The actual political stuff, aka the "peace talks" involving the Alliance leaders? We don't see them.
They got into a room to talk at the very end, and that's the end of the DLC.
I figured this would happen because the implications of the three Alliances suddenly coming to terms with each other in a zone DLC about druids would be an odd creative choice, but it was still an underwhelming moment.
The peace talks are the very first thing you hear about during the first prologue quest of the year, and you never get a conclusion to it. Will we even find out what the result is next year?
And then the Breton lore. I don't know how this could've possibly changed anybody's perception of the Breton race. They're still relegated to being your average medieval knights.
The only addition we got was finding out that First Era Breton druids traveled to the isles and settled there.

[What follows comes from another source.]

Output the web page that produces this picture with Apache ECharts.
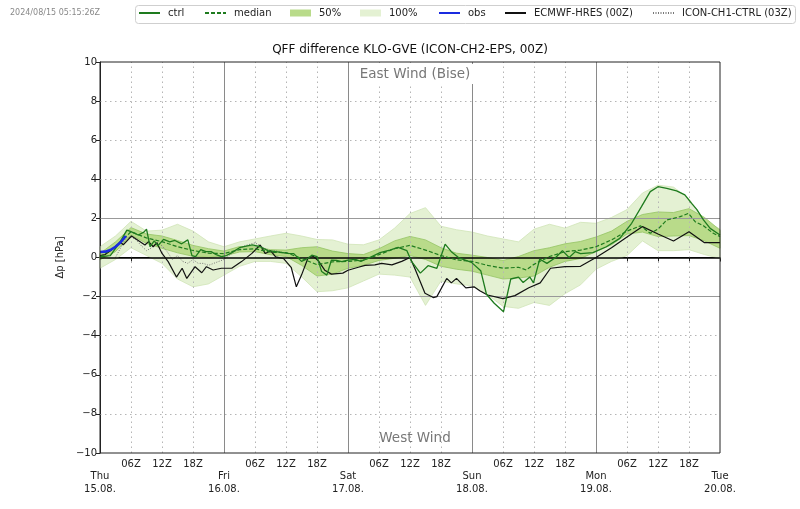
<!DOCTYPE html>
<html><head><meta charset="utf-8">
<script src="https://cdn.jsdelivr.net/npm/echarts@6/dist/echarts.min.js"></script>
<style>html,body{margin:0;padding:0;background:#fff}#c{width:800px;height:509px}</style>
</head><body><div id="c"></div>
<script>
// ---- data (hours after Thu 15.08. 00Z) ----
const bandHours = [0,3,6,9,12,15,18,21,24,27,30,33,36,39,42,45,48,51,54,57,60,63,66,69,72,75,78,81,84,87,90,93,96,99,102,105,108,111,114,117,120];
const p100Upper = [0.55,1.1,1.85,1.35,1.4,1.7,1.35,0.8,0.55,0.8,0.95,1.1,1.24,1.1,0.92,0.9,0.68,0.65,0.9,1.5,2.25,2.55,1.6,1.42,1.3,1.1,0.95,0.8,1.45,1.7,1.5,1.8,1.75,2.05,2.45,3.3,3.7,3.6,3.0,1.9,1.45];
const p100Lower = [-0.55,-0.1,0.5,0.1,-0.3,-1.1,-1.5,-1.35,-0.9,-0.45,-0.2,-0.2,-0.3,-0.98,-1.75,-1.7,-1.55,-1.2,-0.85,-0.9,-1.0,-2.45,-1.2,-1.35,-1.45,-1.9,-2.5,-2.6,-2.3,-2.45,-1.85,-1.4,-0.6,-0.2,0.1,0.85,0.35,0.35,0.4,0.15,-0.05];
const p50Upper = [0.21,0.8,1.53,1.2,1.1,0.87,0.62,0.45,0.33,0.56,0.55,0.4,0.38,0.5,0.55,0.33,0.2,0.15,0.45,0.85,1.08,0.9,0.5,0.22,0.12,0.0,-0.15,0.05,0.35,0.5,0.7,0.82,1.05,1.35,1.85,2.2,2.33,2.3,2.5,2.05,1.4];
const p50Lower = [-0.12,0.3,1.15,0.72,0.47,0.24,0.06,0.0,0.08,0.28,0.3,0.14,0.05,-0.4,-0.95,-0.85,-0.55,-0.4,-0.15,-0.04,0.1,-0.1,-0.45,-0.6,-0.7,-0.9,-1.1,-1.05,-0.95,-0.5,-0.2,-0.05,0.3,0.65,1.2,1.3,1.07,1.1,1.12,0.85,0.47];

const medianHours = [0,3,6,9,12,15,18,21,24,27,30,33,36,39,42,45,48,51,54,57,60,63,66,69,72,75,78,81,82.5,84,87,90,93,96,99,102,104.6,106.5,108,109.7,111,112.3,113.9,115.2,116.8,118.7,120];
const medianValues = [0.03,0.55,1.32,1.0,0.81,0.55,0.36,0.22,0.2,0.4,0.45,0.27,0.25,-0.05,-0.37,-0.22,-0.2,-0.13,0.15,0.45,0.62,0.38,0.1,-0.12,-0.2,-0.4,-0.55,-0.5,-0.64,-0.35,0.05,0.3,0.38,0.55,0.9,1.35,1.62,1.24,1.45,1.92,2.0,2.09,2.26,1.83,1.62,1.24,1.07];

const ctrlHours = [0,2,3.9,5.2,6,7.4,8.5,9,9.7,10.5,11.2,12.3,13.5,14.5,15.8,17,17.8,18.5,19.5,20.5,21.5,22.5,23.5,24.5,25.5,27,28.5,29.5,31,32.5,34,36.4,37.5,39,40.3,41,42,42.9,43.9,44.8,45.8,46.8,48,49.4,50.5,52.2,54.2,56.1,57.7,59.4,60.3,62,63.5,65.2,66.8,68,69.5,71.9,73.7,74.8,76.3,78.1,79.5,81,81.9,83.2,83.9,85.1,86.5,88.2,89.5,90.8,92,93,95.4,98,100.6,102.9,104.8,106.5,108,109.7,111.6,113.2,114.5,115.5,116.8,118.1,120];
const ctrlValues = [0.03,0.1,0.8,1.4,1.32,1.15,1.3,1.45,0.55,0.85,0.6,0.93,0.8,0.87,0.7,0.9,0.1,0.05,0.4,0.3,0.3,0.15,0.05,0.1,0.25,0.5,0.6,0.65,0.55,0.35,0.3,0.21,0.2,-0.2,-0.04,0.12,0.05,-0.72,-0.9,-0.13,-0.15,-0.21,-0.13,-0.1,-0.2,0.0,0.25,0.38,0.52,0.35,-0.2,-0.8,-0.42,-0.55,0.68,0.3,-0.02,-0.25,-0.68,-1.88,-2.34,-2.77,-1.1,-1.0,-1.28,-1.0,-1.3,-0.08,-0.3,0.0,0.35,0.0,0.3,0.2,0.25,0.55,0.98,1.75,2.6,3.37,3.62,3.54,3.41,3.2,2.77,2.46,1.92,1.49,1.15];

const hresHours = [0,1,2,3,3.9,4.5,6.1,8.7,9.4,10.3,11,12,13.2,14.8,15.9,16.8,18.4,19.7,20.6,21.9,23.5,25.5,27.4,29.4,31,32,33,34,35.5,37,38,39,40.3,41.3,42.2,43.5,44.8,47,48,50,51.3,53.2,54.5,56.5,58.4,60,61,62.9,64.5,65.2,67.1,68,69,70.8,72.4,73.5,75,78,80.3,83,85.2,87.2,90,93,96,99,102,105,108,111,114,117,120];
const hresValues = [0.1,0.15,0.35,0.55,0.8,0.65,1.1,0.64,0.81,0.55,0.75,0.21,-0.21,-1.0,-0.55,-1.07,-0.47,-0.78,-0.47,-0.64,-0.55,-0.55,-0.21,0.21,0.64,0.2,0.35,0.03,-0.05,-0.5,-1.5,-0.9,0.0,0.05,-0.15,-0.65,-0.85,-0.8,-0.65,-0.5,-0.4,-0.38,-0.3,-0.38,-0.2,0.0,-0.6,-1.83,-2.05,-2.0,-1.07,-1.3,-1.07,-1.55,-1.5,-1.7,-1.92,-2.1,-1.95,-1.55,-1.3,-0.55,-0.47,-0.45,0.0,0.5,1.05,1.58,1.2,0.84,1.32,0.76,0.76];

const iconHours = [3,4,5,6,7,8,9,10,11,12,13,14,15,16,17,18,19,20,21,22,24,26,28,30,31,32,33,34,36];
const iconValues = [0.0,0.5,1.0,1.05,0.9,0.6,0.35,0.5,0.8,0.6,0.3,-0.1,0.1,-0.2,-0.3,-0.1,-0.3,-0.3,-0.4,-0.3,-0.1,0.3,0.6,0.75,0.6,0.45,0.3,0.35,0.2];

const obsHours = [0,1,2,3,4,5];
const obsValues = [0.28,0.3,0.38,0.55,0.78,1.1];

const dayNames = ['Thu','Fri','Sat','Sun','Mon','Tue'];
const dayDates = ['15.08.','16.08.','17.08.','18.08.','19.08.','20.08.'];
const yTickValues = [-10,-8,-6,-4,-2,0,2,4,6,8,10];

// ---- build ----
const FONT = 'DejaVu Sans';
const pairs = (xs, ys) => xs.map((x, i) => [x, ys[i]]);

const C_LIGHT = '#e4f1d3', C_LIGHT_EDGE = '#d0e5b8';
const C_MID = '#b9db8a', C_MID_EDGE = '#94c463';
const C_GREEN = '#1e7b1e';

const gridLines = [];
yTickValues.forEach(v => {
  if (v === 0 || v === 10 || v === -10) return;
  if (Math.abs(v) === 2) gridLines.push({yAxis: v, lineStyle: {color: '#999', width: 1, type: 'solid'}});
  else gridLines.push({yAxis: v, lineStyle: {color: '#b5b5b5', width: 1, type: [1.5, 3.5]}});
});
for (let h = 6; h < 120; h += 6) {
  if (h % 24 === 0) gridLines.push({xAxis: h, lineStyle: {color: '#8a8a8a', width: 1, type: 'solid'}});
  else gridLines.push({xAxis: h, lineStyle: {color: '#b5b5b5', width: 1, type: [1.5, 3.5]}});
}
gridLines.push({yAxis: 0, lineStyle: {color: '#000', width: 1.5, type: 'solid'}});

function bandSeries(name, lower, upper, fill, edge, z) {
  return {
    type: 'custom', name: name, z: z, silent: true, animation: false,
    color: fill, itemStyle: {color: fill},
    data: bandHours.map((h, i) => [h, lower[i], upper[i]]),
    encode: {x: 0, y: [1, 2]},
    renderItem: function (params, api) {
      if (params.dataIndex !== 0) return null;
      const top = bandHours.map((h, i) => api.coord([h, upper[i]]));
      const bot = bandHours.map((h, i) => api.coord([h, lower[i]])).reverse();
      return {type: 'polygon', shape: {points: top.concat(bot)},
        style: {fill: fill, stroke: edge, lineWidth: 0.8}};
    }
  };
}

const lineBase = {type: 'line', symbol: 'none', showSymbol: false, animation: false, silent: true};

const series = [
  bandSeries('100%', p100Lower, p100Upper, C_LIGHT, C_LIGHT_EDGE, 1),
  bandSeries('50%', p50Lower, p50Upper, C_MID, C_MID_EDGE, 2),
  Object.assign({}, lineBase, {name: 'gridlines', z: 3, data: [],
    markLine: {silent: true, symbol: ['none', 'none'], label: {show: false}, animation: false, data: gridLines}}),
  Object.assign({}, lineBase, {name: 'ICON-CH1-CTRL (03Z)', z: 4, data: pairs(iconHours, iconValues),
    color: '#777', lineStyle: {color: '#777', width: 1, type: [1, 1.5]}}),
  Object.assign({}, lineBase, {name: 'ECMWF-HRES (00Z)', z: 5, data: pairs(hresHours, hresValues),
    color: '#111', lineStyle: {color: '#111', width: 1.2}}),
  Object.assign({}, lineBase, {name: 'median', z: 6, data: pairs(medianHours, medianValues),
    color: C_GREEN, lineStyle: {color: C_GREEN, width: 1.2, type: [4, 2]}}),
  Object.assign({}, lineBase, {name: 'ctrl', z: 7, data: pairs(ctrlHours, ctrlValues),
    color: C_GREEN, lineStyle: {color: C_GREEN, width: 1.3}}),
  Object.assign({}, lineBase, {name: 'obs', z: 8, data: pairs(obsHours, obsValues),
    color: '#1a2be0', lineStyle: {color: '#1a2be0', width: 2.6}})
];

const legendItems = [
  {name: 'ctrl', left: 138},
  {name: 'median', left: 204},
  {name: '50%', left: 290, icon: 'rect'},
  {name: '100%', left: 360, icon: 'rect'},
  {name: 'obs', left: 438},
  {name: 'ECMWF-HRES (00Z)', left: 504},
  {name: 'ICON-CH1-CTRL (03Z)', left: 652}
];
const legends = legendItems.map(it => ({
  data: [it.icon ? {name: it.name, icon: it.icon} : {name: it.name}],
  left: it.left, top: 8, padding: 0, itemGap: 0, itemWidth: 21, itemHeight: 7,
  selectedMode: false, z: 10,
  itemStyle: it.icon ? {} : {opacity: 0, borderWidth: 0},
  textStyle: {fontFamily: FONT, fontSize: 10, color: '#222', padding: [0, 0, 0, 3]}
}));

const chart = echarts.init(document.getElementById('c'), null, {renderer: 'canvas'});
chart.setOption({
  animation: false,
  backgroundColor: '#fff',
  textStyle: {fontFamily: FONT},
  grid: {left: 100, right: 80, top: 62, bottom: 56, show: true, borderColor: '#222', borderWidth: 1, z: 9, backgroundColor: 'transparent'},
  legend: legends,
  xAxis: {
    type: 'value', min: 0, max: 120, interval: 6,
    splitLine: {show: false},
    axisLine: {show: true, lineStyle: {color: '#222', width: 1}},
    axisTick: {show: true, length: 4, lineStyle: {color: '#222'}},
    axisLabel: {
      show: true, margin: 5, fontFamily: FONT, fontSize: 10, color: '#222', lineHeight: 12.5,
      showMinLabel: true, showMaxLabel: true,
      formatter: function (v) {
        const h = Math.round(v);
        if (h % 24 === 0) { const d = h / 24; return '\n' + dayNames[d] + '\n' + dayDates[d]; }
        const hh = h % 24; return (hh < 10 ? '0' : '') + hh + 'Z';
      }
    }
  },
  yAxis: {
    type: 'value', min: -10, max: 10, interval: 2,
    name: 'Δp [hPa]', nameLocation: 'middle', nameGap: 31, nameRotate: 90,
    nameTextStyle: {fontFamily: FONT, fontSize: 10, color: '#222'},
    splitLine: {show: false},
    axisLine: {show: true, lineStyle: {color: '#222', width: 1}},
    axisTick: {show: true, length: 4, lineStyle: {color: '#222'}},
    axisLabel: {margin: 3, fontFamily: FONT, fontSize: 10, color: '#222',
      formatter: v => (v < 0 ? '\u2212' + Math.abs(v) : String(v))}
  },
  graphic: [
    {type: 'rect', left: 135, top: 5, z: 5, silent: true,
      shape: {width: 660, height: 18, r: 3}, style: {fill: '#fff', stroke: '#cfcfcf', lineWidth: 1}},
    {type: 'text', x: 10, y: 13, z: 20, silent: true,
      style: {text: '2024/08/15 05:15:26Z', font: '8px "DejaVu Sans"', fill: '#888', verticalAlign: 'middle'}},
    {type: 'text', x: 410, y: 50, z: 20, silent: true,
      style: {text: 'QFF difference KLO-GVE (ICON-CH2-EPS, 00Z)', font: '12px "DejaVu Sans"', fill: '#111', align: 'center', verticalAlign: 'middle'}},
    {type: 'text', x: 415, y: 74, z: 20, silent: true,
      style: {text: 'East Wind (Bise)', font: '13.5px "DejaVu Sans"', fill: '#777', align: 'center', verticalAlign: 'middle',
        backgroundColor: '#fff', padding: [3, 5, 3, 5]}},
    {type: 'text', x: 415, y: 438, z: 20, silent: true,
      style: {text: 'West Wind', font: '13.5px "DejaVu Sans"', fill: '#777', align: 'center', verticalAlign: 'middle'}}
  ],
  series: series
});
</script></body></html>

It doesn't help that Chris Redfield/Sonic the Hedgehog ends up selling you the tagline "Legacy of the Bretons" by literally saying it out loud and claiming that the real Breton legacy is being proud of their dual heritage. A dual heritage that has barely been mentioned up until that line of dialogue.
All this to basically say that Firesong (just like High Isle) has an incredibly bland and generic story featuring equally bland characters (except for Captain Syravaen). Sadly, I can say the same about 2020 and 2021's DLCs too.
Content is at an all time low, and story is quite literally the only selling point of this DLC, so I find it very annoying that what we get is just content for the sake of being content.
It's very frustrating because I know ZOS and its writers are more than capable of telling good stories with interesting characters, so it feels to me like there's a lack of interest on their behalf.
Is it only the writers' fault? Is it the yearly story formula? Is it because ESO is discreetly being put on the sidelines while the main team is working on ZOS' new IP?
This is long and I hope it didn't come across as too disconnected of a rant.
Not enough people are complaining about the decline in writing for my taste, so I felt this to be neccesary.
TLDR: If 2023 is the Telvanni Peninsula and my wife Naryu Virian returns, I do not want her to be boring and bland. I want to be excited about the story and the characters again.
ESO still has so much potential, but as it currently stands, the cinematic trailers tell a more entertaining story and they don't even contain a single line of dialogue.